Q. When can you take a loan against PPF account?
Ans. Account-holders are eligible to take a loan against PPF account between the third and sixth financial year of opening the account. After this, the individuals can only partially withdraw the amount from their PPF account.
Q. How much can you withdraw?
Ans. You can withdraw only an amount of 25% of the total investments made at the end of the second financial year preceding the year in which the loan was applied for.
Q. What will be the interest charged on the loan?
Ans. The interest charged on the loan against the Public Provident Fund account is 2% more than the interest earned on the balance in the PPF account.
Q. What will be the tenure of the loan?
Ans.
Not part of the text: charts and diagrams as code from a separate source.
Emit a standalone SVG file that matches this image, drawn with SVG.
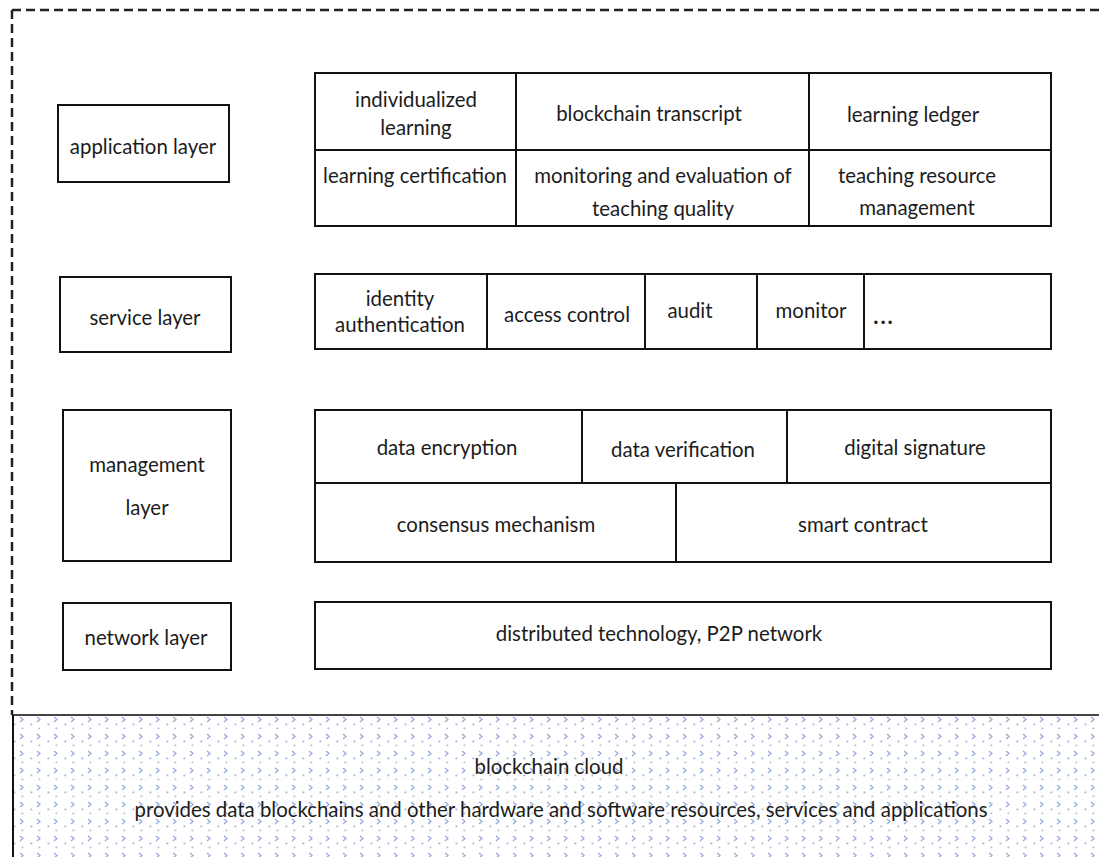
<svg xmlns="http://www.w3.org/2000/svg" width="1099" height="857" viewBox="0 0 1099 857">
<style>
.b{fill:#fff;stroke:#111;stroke-width:2}
.l{stroke:#111;stroke-width:2;fill:none}
text{font-family:Lato,"Open Sans","Liberation Sans",sans-serif;font-size:20.4px;fill:#1c1c1c;text-anchor:middle}
</style>
<defs>
<pattern id="conf" x="13" y="715" width="17" height="17" patternUnits="userSpaceOnUse">
<path d="M7 2 L10 4.5 L7 7" fill="none" stroke="#94acdb" stroke-width="1.3"/>
<rect x="0.5" y="8.5" width="1.8" height="1.8" fill="#a8b5cc"/>
<rect x="8.5" y="12.5" width="1.8" height="1.8" fill="#b6c2d8"/>
</pattern>
</defs>
<rect width="1099" height="857" fill="#fff"/>
<g id="frame">
<path d="M12 10 H1099 M12 10 V715" fill="none" stroke="#222" stroke-width="2.5" stroke-dasharray="9 5"/>
</g>
<g id="cloud">
<rect x="13" y="715" width="1086" height="142" fill="url(#conf)"/>
<path d="M13 715 H1099" stroke="#444" stroke-width="2"/>
<path d="M13 715 V857" stroke="#111" stroke-width="2"/>
<text x="549" y="774">blockchain cloud</text>
<text x="561" y="817">provides data blockchains and other hardware and software resources, services and applications</text>
</g>
<g id="application-layer">
<rect class="b" x="58" y="105" width="171" height="77"/>
<text x="143" y="154">application layer</text>
</g>
<g id="application-grid">
<rect class="b" x="315" y="73" width="736" height="153"/>
<path class="l" d="M315 150 H1051 M516 73 V226 M809 73 V226"/>
<text x="416" y="107">individualized</text>
<text x="416" y="135">learning</text>
<text x="649" y="121">blockchain transcript</text>
<text x="913" y="122">learning ledger</text>
<text x="415" y="183">learning certification</text>
<text x="663" y="183">monitoring and evaluation of</text>
<text x="663" y="216">teaching quality</text>
<text x="917" y="183">teaching resource</text>
<text x="917" y="215">management</text>
</g>
<g id="service-layer">
<rect class="b" x="60" y="277" width="171" height="75"/>
<text x="145" y="325">service layer</text>
</g>
<g id="service-grid">
<rect class="b" x="315" y="274" width="736" height="75"/>
<path class="l" d="M487 274 V349 M645 274 V349 M757 274 V349 M864 274 V349"/>
<text x="400" y="306">identity</text>
<text x="400" y="332">authentication</text>
<text x="567" y="322">access control</text>
<text x="690" y="318">audit</text>
<text x="811" y="318">monitor</text>
<text x="884" y="324" style="font-size:22px;font-weight:bold;letter-spacing:2px">...</text>
</g>
<g id="management-layer">
<rect class="b" x="63" y="410" width="168" height="151"/>
<text x="147" y="472">management</text>
<text x="147" y="515">layer</text>
</g>
<g id="management-grid">
<rect class="b" x="315" y="410" width="736" height="152"/>
<path class="l" d="M315 483 H1051 M582 410 V483 M787 410 V483 M676 483 V562"/>
<text x="447" y="455">data encryption</text>
<text x="683" y="457">data verification</text>
<text x="915" y="455">digital signature</text>
<text x="496" y="532">consensus mechanism</text>
<text x="863" y="532">smart contract</text>
</g>
<g id="network-layer">
<rect class="b" x="63" y="603" width="168" height="67"/>
<text x="146" y="645">network layer</text>
</g>
<g id="network-grid">
<rect class="b" x="315" y="602" width="736" height="67"/>
<text x="659" y="641">distributed technology, P2P network</text>
</g>
<g id="connectors"></g>
</svg>
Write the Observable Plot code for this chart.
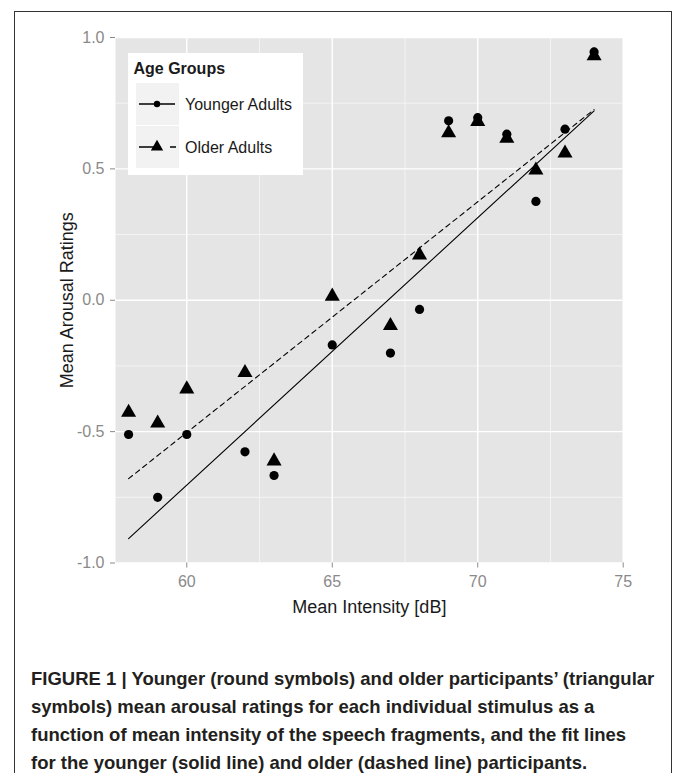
<!DOCTYPE html>
<html><head><meta charset="utf-8">
<script src="https://cdn.jsdelivr.net/npm/d3@7"></script>
<script src="https://cdn.jsdelivr.net/npm/@observablehq/plot@0.6"></script>
<style>
html,body{margin:0;padding:0;background:#fff;}
body{width:673px;height:773px;position:relative;overflow:hidden;font-family:"Liberation Sans",Arial,sans-serif;}
#frame{position:absolute;left:14px;top:11px;width:658px;height:800px;border:1.5px solid #333;box-sizing:border-box;}
#chart{position:absolute;left:0;top:0;}
#legend{position:absolute;left:128px;top:53px;}
#caption{position:absolute;left:31px;top:665px;font-weight:bold;font-size:18.5px;line-height:28px;color:#231f20;white-space:nowrap;}
</style></head><body>
<div id="frame"></div><div id="chart"></div><div id="legend"></div><div id="caption"></div>
<script>
// ---- data ----
const intensity = [58, 59, 60, 62, 63, 65, 67, 68, 69, 70, 71, 72, 73, 74];
const youngerRatings = [-0.511, -0.750, -0.511, -0.577, -0.667, -0.170, -0.201, -0.035, 0.683, 0.695, 0.632, 0.376, 0.651, 0.945];
const olderRatings = [-0.427, -0.468, -0.338, -0.276, -0.612, 0.015, -0.097, 0.172, 0.637, 0.680, 0.616, 0.495, 0.560, 0.930];
const fitIntensity = [58, 74];
const youngerFit = [-0.907, 0.721];
const olderFit = [-0.679, 0.726];
const xTicks = [60, 65, 70, 75];
const xMinor = [62.5, 67.5, 72.5];
const yTicks = [-1, -0.5, 0, 0.5, 1];
const yTickLabels = ["-1.0", "-0.5", "0.0", "0.5", "1.0"];
const yMinor = [-0.75, -0.25, 0.25, 0.75];
const groups = ["Younger Adults", "Older Adults"];
const legendTitle = "Age Groups";
const xTitle = "Mean Intensity [dB]";
const yTitle = "Mean Arousal Ratings";
const captionLines = [
  "FIGURE 1 | Younger (round symbols) and older participants\u2019 (triangular",
  "symbols) mean arousal ratings for each individual stimulus as a",
  "function of mean intensity of the speech fragments, and the fit lines",
  "for the younger (solid line) and older (dashed line) participants."
];

// ---- tables built from arrays ----
const younger = intensity.map((x, i) => ({x, y: youngerRatings[i]}));
const older = intensity.map((x, i) => ({x, y: olderRatings[i]}));
const youngerLine = fitIntensity.map((x, i) => ({x, y: youngerFit[i]}));
const olderLine = fitIntensity.map((x, i) => ({x, y: olderFit[i]}));

const tickColor = "#8a8a8a";
const chart = Plot.plot({
  width: 673,
  height: 625,
  marginLeft: 115,
  marginRight: 50.3,
  marginTop: 37,
  marginBottom: 62.5,
  style: {fontFamily: "'Liberation Sans', Arial, sans-serif", fontSize: "16px", background: "transparent"},
  x: {domain: [57.55, 75]},
  y: {domain: [-1, 1]},
  marks: [
    Plot.frame({fill: "#e5e5e5", stroke: "none"}),
    Plot.ruleX(xMinor, {stroke: "#f5f5f5", strokeWidth: 0.9}),
    Plot.ruleY(yMinor, {stroke: "#f5f5f5", strokeWidth: 0.9}),
    Plot.ruleX(xTicks, {stroke: "#ffffff", strokeWidth: 1.4}),
    Plot.ruleY(yTicks, {stroke: "#ffffff", strokeWidth: 1.4}),
    Plot.dot(younger, {x: "x", y: "y", r: 4.6, fill: "black", stroke: "none", symbol: "circle"}),
    Plot.dot(older, {x: "x", y: "y", r: 5.6, fill: "black", stroke: "none", symbol: "triangle"}),
    Plot.line(youngerLine, {x: "x", y: "y", stroke: "black", strokeWidth: 1.1}),
    Plot.line(olderLine, {x: "x", y: "y", stroke: "black", strokeWidth: 1.1, strokeDasharray: "5,4"}),
    Plot.axisX(xTicks, {tickSize: 5, tickPadding: 7.5, fontSize: 16, color: tickColor, label: null, tickFormat: d => String(d)}),
    Plot.axisY(yTicks, {tickSize: 5, tickPadding: 6, fontSize: 16, color: tickColor, label: null, tickFormat: d => yTickLabels[yTicks.indexOf(d)]}),
    Plot.text([xTitle], {frameAnchor: "bottom", dy: 44, text: d => d, fontSize: 18, fill: "#1a1a1a", textAnchor: "middle", lineAnchor: "middle"}),
    Plot.text([yTitle], {frameAnchor: "left", dx: -48, rotate: -90, text: d => d, fontSize: 18, fill: "#1a1a1a", textAnchor: "middle", lineAnchor: "middle"})
  ]
});
document.getElementById("chart").appendChild(chart);

// ---- legend ----
const ns = "http://www.w3.org/2000/svg";
const lg = document.createElementNS(ns, "svg");
lg.setAttribute("width", 175); lg.setAttribute("height", 122);
lg.style.display = "block";
function el(tag, attrs, text) {
  const e = document.createElementNS(ns, tag);
  for (const k in attrs) e.setAttribute(k, attrs[k]);
  if (text != null) e.textContent = text;
  lg.appendChild(e);
  return e;
}
el("rect", {x: 0, y: 0, width: 175, height: 122, fill: "#ffffff"});
el("text", {x: 5.5, y: 15.5, "dominant-baseline": "central", "font-family": "'Liberation Sans', Arial, sans-serif", "font-size": 16, "font-weight": "bold", fill: "#1a1a1a"}, legendTitle);
const keyTops = [30, 73];
groups.forEach((g, i) => {
  const top = keyTops[i], cy = top + 21;
  el("rect", {x: 8, y: top, width: 43, height: 42, fill: "#f2f2f2"});
  if (i === 0) {
    el("line", {x1: 11, x2: 47, y1: cy, y2: cy, stroke: "black", "stroke-width": 1.3});
    el("circle", {cx: 29, cy: cy, r: 3.2, fill: "black"});
  } else {
    el("line", {x1: 11, x2: 48, y1: cy, y2: cy, stroke: "black", "stroke-width": 1.3, "stroke-dasharray": "15,16,6"});
    const s = d3.symbol(d3.symbolTriangle, Math.PI * 4.6 * 4.6)();
    el("path", {d: s, transform: `translate(29,${cy})`, fill: "black"});
  }
  el("text", {x: 57, y: cy, "dominant-baseline": "central", "font-family": "'Liberation Sans', Arial, sans-serif", "font-size": 16, fill: "#1a1a1a"}, g);
});
document.getElementById("legend").appendChild(lg);

// ---- caption ----
const cap = document.getElementById("caption");
captionLines.forEach((t, i) => {
  if (i) cap.appendChild(document.createElement("br"));
  cap.appendChild(document.createTextNode(t));
});
</script>
</body></html>
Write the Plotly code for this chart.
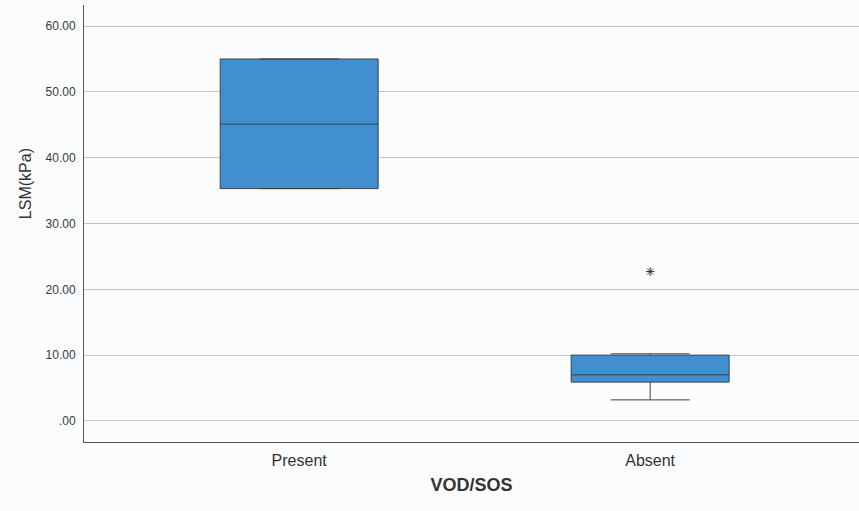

The account holder must repay the loan amount within 36 months of borrowing, post which the rate of interest on the borrowed amount will rise from 2% to 6%.
Q. How do individuals repay the loan?
Ans. Borrowers of loan against Public Provident Fund account must repay the principal amount first and then the interest amount within a time period of 36 months of borrowing. The amount should be paid in two monthly instalments or less.